Russian President Demands Air Safety Improvements

In crash aftermath, Medvedev says Russia may have to buy foreign airplanes.

Medvedev

Medvedev

Russian President Dmitry Medvedev on Thursday called for a sharp reduction in the number of domestic airlines and said the country may have to resort to buying foreign-built aircraft to improve its shaky air safety record. Medvedev made the comments after visiting the** crash site of a Yak-42** about 150 miles north of Moscow that killed 43 on Wednesday, most of them members of a Russian ice hockey team.

"We must support our own people. If we are unable to sort it out, we must buy foreign aircraft,” Medvedev said on Thursday. “I am giving the government an order and they will have to find the money. It will be a big program.”

Medvedev did not give details, but his remarks could signal a shake-up of Russian aviation as the country aims to bring its safety record up to the standards of the rest of the developed world. Many small private air companies have popped up in Russia since the collapse of the Soviet Union in 1991, with most relying heavily on Soviet-era fleets.
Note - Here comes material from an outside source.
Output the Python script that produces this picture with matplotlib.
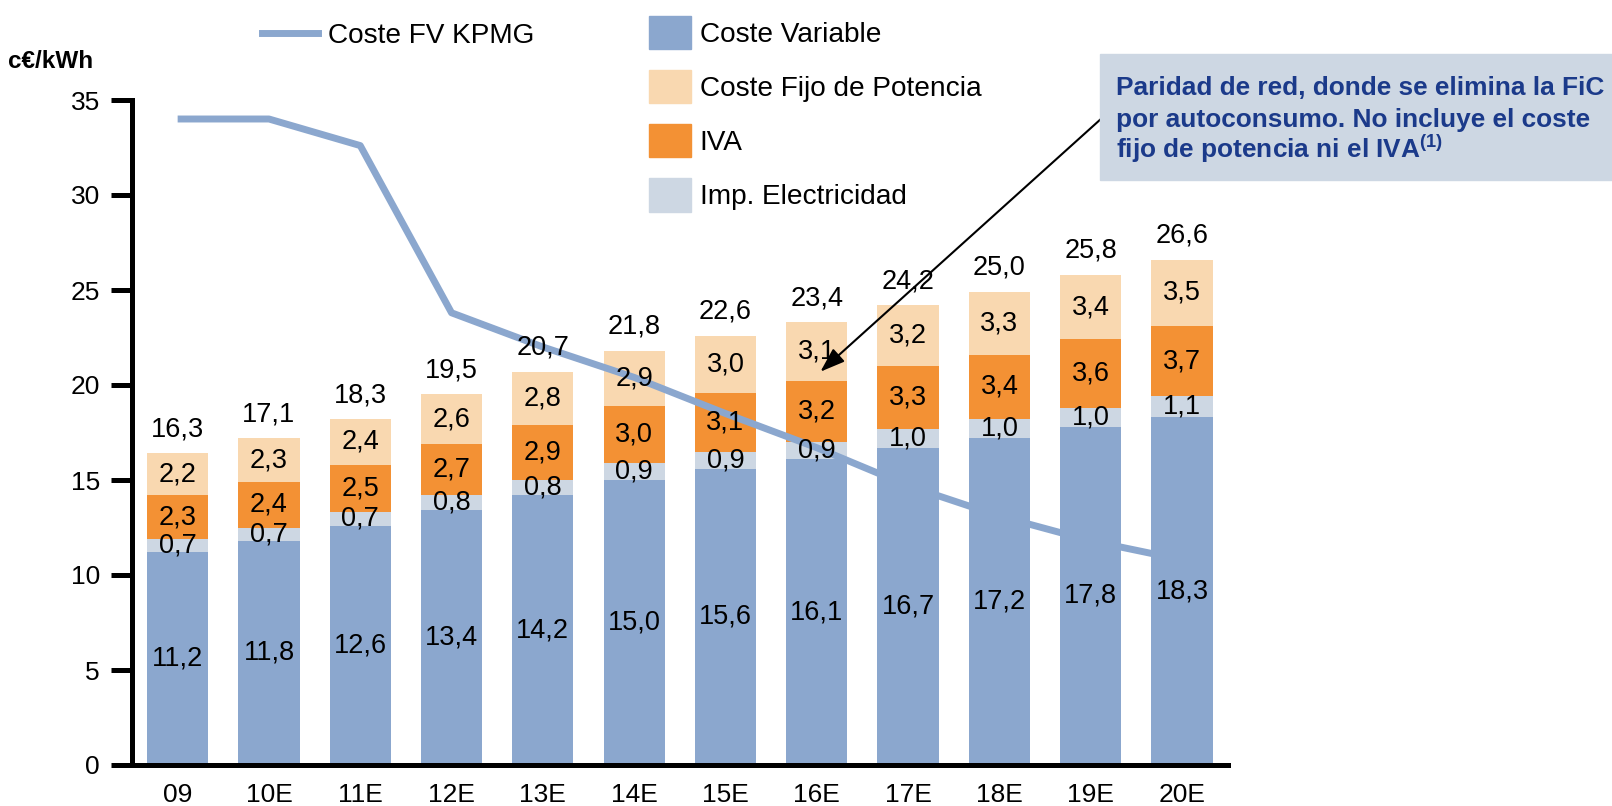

Medvedev also acknowledged that previous efforts to improve safety have been unsuccessful.

"The number of air companies must be radically reduced and we need to do it very quickly," he said, speaking at the crash site near Yaroslavl's Tunoshna Airport.

The three-engine Yak-42 took off for Minsk at 4 p.m. local time on Wednesday when it crashed into river bank in clear weather. There were two survivors among the dozens of passengers, many with ties to the NHL.

Built in 1993, the Yak-42 belonged to a small Moscow-based air charter company called Yak Service. The short- and medium-range Yak-42 has been in operation since 1980.